:: Dataset content ::
-------------------------

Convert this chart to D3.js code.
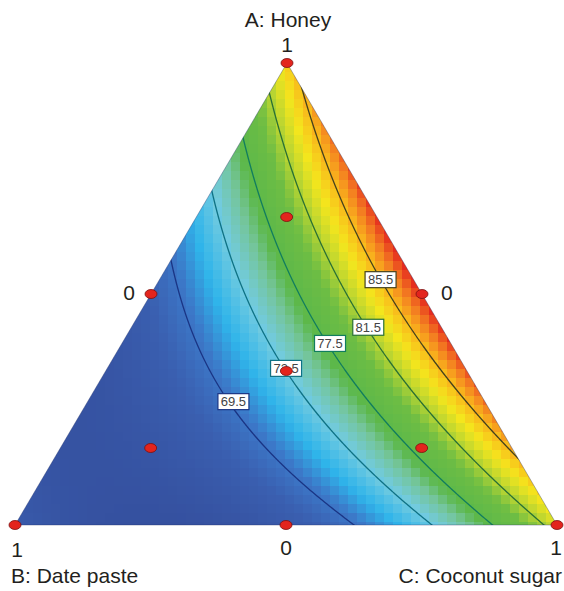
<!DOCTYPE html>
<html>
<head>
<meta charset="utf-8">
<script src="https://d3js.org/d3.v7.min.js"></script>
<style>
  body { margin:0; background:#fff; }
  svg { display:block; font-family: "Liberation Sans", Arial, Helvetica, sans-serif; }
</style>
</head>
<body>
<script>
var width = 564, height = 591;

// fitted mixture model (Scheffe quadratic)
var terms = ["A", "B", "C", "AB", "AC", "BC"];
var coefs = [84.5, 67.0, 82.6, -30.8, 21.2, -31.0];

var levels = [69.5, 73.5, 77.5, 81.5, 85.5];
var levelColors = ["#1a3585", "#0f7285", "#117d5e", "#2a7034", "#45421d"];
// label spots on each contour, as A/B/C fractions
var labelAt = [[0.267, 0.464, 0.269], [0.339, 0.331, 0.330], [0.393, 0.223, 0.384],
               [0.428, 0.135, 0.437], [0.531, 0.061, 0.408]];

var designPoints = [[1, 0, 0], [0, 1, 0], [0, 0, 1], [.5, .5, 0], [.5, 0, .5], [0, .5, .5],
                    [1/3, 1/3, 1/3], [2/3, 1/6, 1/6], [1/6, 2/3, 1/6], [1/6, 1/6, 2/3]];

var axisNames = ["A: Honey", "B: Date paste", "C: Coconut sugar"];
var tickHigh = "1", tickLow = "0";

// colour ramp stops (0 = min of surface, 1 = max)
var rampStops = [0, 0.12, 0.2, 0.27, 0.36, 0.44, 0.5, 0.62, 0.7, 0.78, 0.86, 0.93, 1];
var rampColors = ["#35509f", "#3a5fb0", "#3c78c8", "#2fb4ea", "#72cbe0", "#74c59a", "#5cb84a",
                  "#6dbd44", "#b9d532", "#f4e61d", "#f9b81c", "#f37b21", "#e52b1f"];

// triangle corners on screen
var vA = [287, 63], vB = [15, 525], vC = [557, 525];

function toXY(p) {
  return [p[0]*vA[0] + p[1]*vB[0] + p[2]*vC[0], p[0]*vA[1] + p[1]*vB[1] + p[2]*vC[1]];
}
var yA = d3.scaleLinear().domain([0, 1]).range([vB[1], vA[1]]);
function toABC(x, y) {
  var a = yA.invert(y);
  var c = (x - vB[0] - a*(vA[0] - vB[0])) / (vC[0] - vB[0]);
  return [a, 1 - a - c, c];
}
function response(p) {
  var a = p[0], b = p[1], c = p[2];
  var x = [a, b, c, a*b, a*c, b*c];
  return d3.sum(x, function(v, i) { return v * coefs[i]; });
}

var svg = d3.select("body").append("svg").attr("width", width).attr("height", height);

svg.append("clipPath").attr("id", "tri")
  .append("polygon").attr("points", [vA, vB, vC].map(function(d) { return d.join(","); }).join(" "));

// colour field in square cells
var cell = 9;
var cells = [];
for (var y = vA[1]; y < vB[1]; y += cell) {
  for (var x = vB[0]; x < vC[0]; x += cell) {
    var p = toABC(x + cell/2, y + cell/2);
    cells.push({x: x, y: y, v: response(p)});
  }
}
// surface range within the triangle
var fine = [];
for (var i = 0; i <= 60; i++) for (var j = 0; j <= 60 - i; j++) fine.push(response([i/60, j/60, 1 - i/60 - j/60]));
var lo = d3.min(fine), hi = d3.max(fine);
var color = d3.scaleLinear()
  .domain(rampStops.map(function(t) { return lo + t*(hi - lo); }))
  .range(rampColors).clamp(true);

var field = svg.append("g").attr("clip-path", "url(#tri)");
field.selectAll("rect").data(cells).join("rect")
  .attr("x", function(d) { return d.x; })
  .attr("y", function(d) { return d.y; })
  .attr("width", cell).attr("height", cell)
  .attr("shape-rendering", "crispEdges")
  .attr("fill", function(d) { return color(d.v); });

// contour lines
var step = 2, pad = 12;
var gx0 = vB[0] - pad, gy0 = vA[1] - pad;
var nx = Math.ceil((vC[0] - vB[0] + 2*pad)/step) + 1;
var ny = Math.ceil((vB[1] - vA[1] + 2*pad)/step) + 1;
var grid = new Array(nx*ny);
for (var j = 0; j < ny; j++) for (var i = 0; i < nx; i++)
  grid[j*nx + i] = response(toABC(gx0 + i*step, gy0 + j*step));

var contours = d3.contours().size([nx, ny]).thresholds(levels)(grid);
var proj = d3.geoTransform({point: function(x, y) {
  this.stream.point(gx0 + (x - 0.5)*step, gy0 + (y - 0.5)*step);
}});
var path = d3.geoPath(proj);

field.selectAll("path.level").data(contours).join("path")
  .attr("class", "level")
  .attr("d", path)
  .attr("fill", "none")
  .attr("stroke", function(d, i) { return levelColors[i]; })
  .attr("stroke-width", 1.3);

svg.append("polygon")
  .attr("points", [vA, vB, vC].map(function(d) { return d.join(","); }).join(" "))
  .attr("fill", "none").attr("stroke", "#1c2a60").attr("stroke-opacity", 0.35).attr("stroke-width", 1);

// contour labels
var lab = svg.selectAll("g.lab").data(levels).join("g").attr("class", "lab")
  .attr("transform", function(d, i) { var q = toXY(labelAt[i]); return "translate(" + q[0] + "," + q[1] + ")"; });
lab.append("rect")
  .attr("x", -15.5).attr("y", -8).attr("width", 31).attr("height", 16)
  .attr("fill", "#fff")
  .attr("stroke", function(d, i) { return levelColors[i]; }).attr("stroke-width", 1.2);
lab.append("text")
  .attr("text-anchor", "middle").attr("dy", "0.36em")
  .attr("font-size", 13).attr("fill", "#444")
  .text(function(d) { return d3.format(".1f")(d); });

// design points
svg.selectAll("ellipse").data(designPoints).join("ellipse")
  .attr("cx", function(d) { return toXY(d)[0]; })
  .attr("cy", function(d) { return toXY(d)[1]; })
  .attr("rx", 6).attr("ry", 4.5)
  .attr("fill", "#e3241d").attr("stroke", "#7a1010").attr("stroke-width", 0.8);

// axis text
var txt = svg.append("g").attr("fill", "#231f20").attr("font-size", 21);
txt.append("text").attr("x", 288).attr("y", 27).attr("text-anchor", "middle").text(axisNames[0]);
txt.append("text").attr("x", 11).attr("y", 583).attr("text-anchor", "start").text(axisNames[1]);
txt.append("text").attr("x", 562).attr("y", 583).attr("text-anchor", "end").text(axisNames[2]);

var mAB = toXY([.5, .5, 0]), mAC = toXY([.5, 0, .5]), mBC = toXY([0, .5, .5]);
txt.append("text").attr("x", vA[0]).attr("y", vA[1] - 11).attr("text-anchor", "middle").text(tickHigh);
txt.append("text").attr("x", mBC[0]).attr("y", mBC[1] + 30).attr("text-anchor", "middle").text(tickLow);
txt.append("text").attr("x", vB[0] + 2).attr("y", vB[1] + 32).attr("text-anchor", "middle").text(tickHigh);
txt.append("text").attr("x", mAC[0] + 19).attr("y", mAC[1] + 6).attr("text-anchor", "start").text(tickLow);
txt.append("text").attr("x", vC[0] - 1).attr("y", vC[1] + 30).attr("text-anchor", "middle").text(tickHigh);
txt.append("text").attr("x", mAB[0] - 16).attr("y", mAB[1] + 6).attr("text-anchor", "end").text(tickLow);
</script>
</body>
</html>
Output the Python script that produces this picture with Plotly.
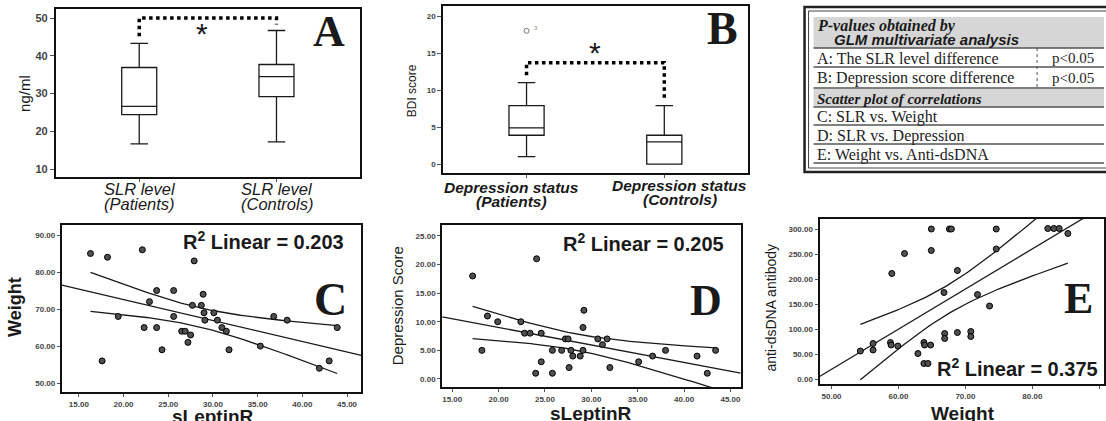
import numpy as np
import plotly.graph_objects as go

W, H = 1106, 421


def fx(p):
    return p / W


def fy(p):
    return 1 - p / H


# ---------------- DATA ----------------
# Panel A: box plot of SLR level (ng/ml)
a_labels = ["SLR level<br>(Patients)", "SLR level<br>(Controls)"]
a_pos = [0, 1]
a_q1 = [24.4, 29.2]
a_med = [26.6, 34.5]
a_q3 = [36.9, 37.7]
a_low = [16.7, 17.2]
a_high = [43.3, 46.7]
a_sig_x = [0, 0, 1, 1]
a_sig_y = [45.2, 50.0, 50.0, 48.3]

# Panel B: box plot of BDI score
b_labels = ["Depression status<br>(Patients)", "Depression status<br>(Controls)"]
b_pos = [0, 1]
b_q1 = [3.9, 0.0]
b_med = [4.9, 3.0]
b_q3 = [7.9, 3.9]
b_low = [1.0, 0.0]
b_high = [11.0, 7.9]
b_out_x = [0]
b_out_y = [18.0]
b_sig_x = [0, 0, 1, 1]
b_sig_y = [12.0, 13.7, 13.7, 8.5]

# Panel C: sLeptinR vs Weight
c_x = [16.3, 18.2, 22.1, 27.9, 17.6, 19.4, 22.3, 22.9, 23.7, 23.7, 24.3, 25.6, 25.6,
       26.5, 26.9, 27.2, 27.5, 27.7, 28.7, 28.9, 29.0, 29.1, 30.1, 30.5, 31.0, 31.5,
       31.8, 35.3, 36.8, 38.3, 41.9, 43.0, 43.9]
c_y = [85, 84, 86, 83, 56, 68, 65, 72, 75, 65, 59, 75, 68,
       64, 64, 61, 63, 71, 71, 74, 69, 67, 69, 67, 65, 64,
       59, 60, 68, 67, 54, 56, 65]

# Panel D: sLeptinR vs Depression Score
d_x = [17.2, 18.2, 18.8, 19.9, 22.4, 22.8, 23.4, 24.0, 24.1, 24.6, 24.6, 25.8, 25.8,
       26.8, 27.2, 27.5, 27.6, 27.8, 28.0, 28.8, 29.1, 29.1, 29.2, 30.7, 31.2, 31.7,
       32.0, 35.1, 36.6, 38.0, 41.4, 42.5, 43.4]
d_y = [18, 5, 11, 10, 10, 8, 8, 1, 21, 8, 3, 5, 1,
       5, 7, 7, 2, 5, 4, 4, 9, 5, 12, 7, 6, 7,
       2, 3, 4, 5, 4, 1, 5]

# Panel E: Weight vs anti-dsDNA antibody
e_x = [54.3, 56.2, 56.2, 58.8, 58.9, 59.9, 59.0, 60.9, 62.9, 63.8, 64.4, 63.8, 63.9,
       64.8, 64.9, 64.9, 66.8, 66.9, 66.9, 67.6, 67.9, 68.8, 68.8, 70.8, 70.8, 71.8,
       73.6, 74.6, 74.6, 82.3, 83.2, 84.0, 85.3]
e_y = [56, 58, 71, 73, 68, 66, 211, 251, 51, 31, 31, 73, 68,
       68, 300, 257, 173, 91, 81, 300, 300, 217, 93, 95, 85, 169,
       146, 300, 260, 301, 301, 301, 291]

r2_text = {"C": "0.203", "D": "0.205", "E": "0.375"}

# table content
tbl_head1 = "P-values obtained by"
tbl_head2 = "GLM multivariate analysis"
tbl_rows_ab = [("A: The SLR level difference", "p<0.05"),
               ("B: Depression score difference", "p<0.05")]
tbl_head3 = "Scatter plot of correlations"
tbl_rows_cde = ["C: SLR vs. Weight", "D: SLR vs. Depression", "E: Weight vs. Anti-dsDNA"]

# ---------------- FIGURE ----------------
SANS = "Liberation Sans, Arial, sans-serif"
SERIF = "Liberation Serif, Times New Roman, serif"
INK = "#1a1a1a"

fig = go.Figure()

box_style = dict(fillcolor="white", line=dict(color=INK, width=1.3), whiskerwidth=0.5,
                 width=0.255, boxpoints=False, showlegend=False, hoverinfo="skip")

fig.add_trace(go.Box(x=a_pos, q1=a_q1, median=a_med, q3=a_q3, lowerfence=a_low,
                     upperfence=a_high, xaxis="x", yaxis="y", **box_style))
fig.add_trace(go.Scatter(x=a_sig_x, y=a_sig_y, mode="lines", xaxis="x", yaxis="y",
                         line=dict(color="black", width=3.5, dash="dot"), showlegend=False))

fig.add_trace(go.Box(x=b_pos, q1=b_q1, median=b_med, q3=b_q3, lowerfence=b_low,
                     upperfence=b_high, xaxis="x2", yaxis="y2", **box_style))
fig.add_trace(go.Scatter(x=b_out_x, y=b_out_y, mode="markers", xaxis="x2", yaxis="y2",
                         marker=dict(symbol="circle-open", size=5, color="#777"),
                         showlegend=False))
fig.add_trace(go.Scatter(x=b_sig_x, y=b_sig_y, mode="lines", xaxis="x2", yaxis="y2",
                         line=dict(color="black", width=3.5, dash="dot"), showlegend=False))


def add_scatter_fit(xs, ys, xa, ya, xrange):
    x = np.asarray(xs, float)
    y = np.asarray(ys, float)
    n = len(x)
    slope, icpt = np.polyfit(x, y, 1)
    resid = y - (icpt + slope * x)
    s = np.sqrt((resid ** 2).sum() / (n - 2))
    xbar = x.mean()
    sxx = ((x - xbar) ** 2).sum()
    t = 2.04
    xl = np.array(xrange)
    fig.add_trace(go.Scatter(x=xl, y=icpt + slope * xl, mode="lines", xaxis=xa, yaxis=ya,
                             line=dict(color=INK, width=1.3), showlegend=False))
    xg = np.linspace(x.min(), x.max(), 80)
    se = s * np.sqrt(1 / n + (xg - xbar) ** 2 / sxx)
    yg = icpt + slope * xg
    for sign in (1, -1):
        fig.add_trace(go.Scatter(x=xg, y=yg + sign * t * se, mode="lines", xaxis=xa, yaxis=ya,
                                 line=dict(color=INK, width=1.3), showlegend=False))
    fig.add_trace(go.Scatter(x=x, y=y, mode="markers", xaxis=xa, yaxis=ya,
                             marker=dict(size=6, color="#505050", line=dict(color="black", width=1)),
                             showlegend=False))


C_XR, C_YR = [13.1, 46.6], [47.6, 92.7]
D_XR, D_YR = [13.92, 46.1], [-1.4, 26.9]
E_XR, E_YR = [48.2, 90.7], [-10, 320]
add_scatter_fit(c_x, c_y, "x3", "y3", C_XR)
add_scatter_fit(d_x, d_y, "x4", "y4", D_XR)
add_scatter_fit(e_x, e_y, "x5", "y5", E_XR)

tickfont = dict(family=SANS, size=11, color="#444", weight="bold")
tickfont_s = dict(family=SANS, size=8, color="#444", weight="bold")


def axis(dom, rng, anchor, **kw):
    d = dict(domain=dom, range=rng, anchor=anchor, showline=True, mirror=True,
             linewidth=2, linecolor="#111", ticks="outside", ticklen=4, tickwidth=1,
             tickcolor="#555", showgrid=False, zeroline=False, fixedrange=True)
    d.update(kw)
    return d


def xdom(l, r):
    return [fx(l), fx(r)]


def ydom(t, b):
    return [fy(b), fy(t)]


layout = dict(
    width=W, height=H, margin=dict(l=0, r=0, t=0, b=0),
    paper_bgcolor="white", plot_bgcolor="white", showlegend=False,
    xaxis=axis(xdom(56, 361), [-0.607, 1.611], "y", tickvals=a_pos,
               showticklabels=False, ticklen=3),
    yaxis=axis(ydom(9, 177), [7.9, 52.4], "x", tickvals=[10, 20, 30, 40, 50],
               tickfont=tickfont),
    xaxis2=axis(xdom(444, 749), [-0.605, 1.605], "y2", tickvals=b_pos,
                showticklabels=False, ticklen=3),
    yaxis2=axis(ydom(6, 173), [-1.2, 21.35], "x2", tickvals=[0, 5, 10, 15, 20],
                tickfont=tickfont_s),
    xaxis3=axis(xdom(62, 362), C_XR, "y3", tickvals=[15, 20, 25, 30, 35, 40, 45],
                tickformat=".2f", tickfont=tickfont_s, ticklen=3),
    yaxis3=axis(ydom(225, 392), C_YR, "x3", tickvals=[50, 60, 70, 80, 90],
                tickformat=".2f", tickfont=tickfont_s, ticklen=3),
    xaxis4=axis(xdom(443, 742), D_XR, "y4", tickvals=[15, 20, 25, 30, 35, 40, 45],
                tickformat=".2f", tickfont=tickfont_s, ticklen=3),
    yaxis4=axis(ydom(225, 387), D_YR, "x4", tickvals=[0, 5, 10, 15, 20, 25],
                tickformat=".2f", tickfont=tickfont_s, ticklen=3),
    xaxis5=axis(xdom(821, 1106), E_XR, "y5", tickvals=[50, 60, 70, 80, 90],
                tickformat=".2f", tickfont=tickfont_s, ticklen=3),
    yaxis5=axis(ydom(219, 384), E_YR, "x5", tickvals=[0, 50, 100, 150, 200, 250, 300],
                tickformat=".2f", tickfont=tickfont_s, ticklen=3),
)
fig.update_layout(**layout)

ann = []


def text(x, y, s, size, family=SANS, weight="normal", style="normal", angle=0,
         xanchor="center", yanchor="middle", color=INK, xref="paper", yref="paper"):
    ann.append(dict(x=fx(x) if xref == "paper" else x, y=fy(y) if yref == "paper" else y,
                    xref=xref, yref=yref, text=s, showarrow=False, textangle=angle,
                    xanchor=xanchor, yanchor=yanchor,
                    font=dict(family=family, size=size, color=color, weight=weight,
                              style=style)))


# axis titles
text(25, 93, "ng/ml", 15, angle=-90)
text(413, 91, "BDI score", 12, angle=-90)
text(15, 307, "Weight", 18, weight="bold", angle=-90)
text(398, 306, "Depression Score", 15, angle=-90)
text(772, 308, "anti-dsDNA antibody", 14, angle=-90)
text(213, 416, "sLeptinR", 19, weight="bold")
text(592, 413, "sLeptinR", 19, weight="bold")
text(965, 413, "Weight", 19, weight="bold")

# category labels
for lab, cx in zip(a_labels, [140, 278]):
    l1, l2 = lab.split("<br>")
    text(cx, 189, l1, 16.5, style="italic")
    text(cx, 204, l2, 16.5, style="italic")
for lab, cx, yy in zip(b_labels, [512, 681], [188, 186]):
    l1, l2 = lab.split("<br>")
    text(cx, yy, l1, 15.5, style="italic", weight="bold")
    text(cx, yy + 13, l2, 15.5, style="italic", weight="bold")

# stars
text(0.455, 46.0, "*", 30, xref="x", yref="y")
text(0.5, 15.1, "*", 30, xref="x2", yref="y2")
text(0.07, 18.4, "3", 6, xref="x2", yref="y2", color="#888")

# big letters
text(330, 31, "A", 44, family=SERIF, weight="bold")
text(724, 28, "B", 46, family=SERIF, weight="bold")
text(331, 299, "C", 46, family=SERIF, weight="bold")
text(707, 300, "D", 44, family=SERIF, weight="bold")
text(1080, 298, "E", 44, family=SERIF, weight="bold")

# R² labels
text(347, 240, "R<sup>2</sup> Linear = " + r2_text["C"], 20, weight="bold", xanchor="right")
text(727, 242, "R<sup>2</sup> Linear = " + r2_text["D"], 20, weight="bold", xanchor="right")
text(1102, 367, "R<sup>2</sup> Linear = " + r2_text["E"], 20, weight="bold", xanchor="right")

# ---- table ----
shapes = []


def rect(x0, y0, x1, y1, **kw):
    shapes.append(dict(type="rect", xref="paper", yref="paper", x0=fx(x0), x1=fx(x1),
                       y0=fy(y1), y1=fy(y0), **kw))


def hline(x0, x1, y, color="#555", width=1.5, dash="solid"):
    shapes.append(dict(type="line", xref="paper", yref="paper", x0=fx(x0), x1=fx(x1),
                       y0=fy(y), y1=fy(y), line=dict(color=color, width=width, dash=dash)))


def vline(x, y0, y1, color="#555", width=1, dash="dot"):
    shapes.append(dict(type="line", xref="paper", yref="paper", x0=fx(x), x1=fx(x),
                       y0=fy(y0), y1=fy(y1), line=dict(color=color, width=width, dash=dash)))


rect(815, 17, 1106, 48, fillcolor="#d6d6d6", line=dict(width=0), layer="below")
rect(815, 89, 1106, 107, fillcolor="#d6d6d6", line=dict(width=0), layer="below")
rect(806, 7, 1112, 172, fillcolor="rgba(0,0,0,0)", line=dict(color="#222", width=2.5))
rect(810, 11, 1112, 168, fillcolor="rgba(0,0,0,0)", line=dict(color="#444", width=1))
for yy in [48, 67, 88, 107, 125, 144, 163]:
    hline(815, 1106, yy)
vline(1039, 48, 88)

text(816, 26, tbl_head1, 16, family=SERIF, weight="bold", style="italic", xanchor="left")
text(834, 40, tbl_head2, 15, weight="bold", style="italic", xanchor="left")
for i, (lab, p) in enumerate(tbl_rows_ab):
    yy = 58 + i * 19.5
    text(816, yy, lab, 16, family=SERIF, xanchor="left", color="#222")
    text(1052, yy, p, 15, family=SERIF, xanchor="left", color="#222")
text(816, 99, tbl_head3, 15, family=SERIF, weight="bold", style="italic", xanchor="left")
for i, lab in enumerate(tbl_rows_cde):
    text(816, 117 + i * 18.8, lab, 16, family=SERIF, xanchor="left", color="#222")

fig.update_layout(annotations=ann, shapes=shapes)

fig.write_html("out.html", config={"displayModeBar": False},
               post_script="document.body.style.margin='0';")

-------------------------

:: Instructions for the task ::
Copy only what runs above from the line containing "Output the Python" through the line containing "a_sig_y = [45.2, 50.0, 50.0, 48.3]", exactly. Leave out the pictures.

:: Written answer ::
Output the Python script that produces this picture with Plotly.
import numpy as np
import plotly.graph_objects as go

W, H = 1106, 421


def fx(p):
    return p / W


def fy(p):
    return 1 - p / H


# ---------------- DATA ----------------
# Panel A: box plot of SLR level (ng/ml)
a_labels = ["SLR level<br>(Patients)", "SLR level<br>(Controls)"]
a_pos = [0, 1]
a_q1 = [24.4, 29.2]
a_med = [26.6, 34.5]
a_q3 = [36.9, 37.7]
a_low = [16.7, 17.2]
a_high = [43.3, 46.7]
a_sig_x = [0, 0, 1, 1]
a_sig_y = [45.2, 50.0, 50.0, 48.3]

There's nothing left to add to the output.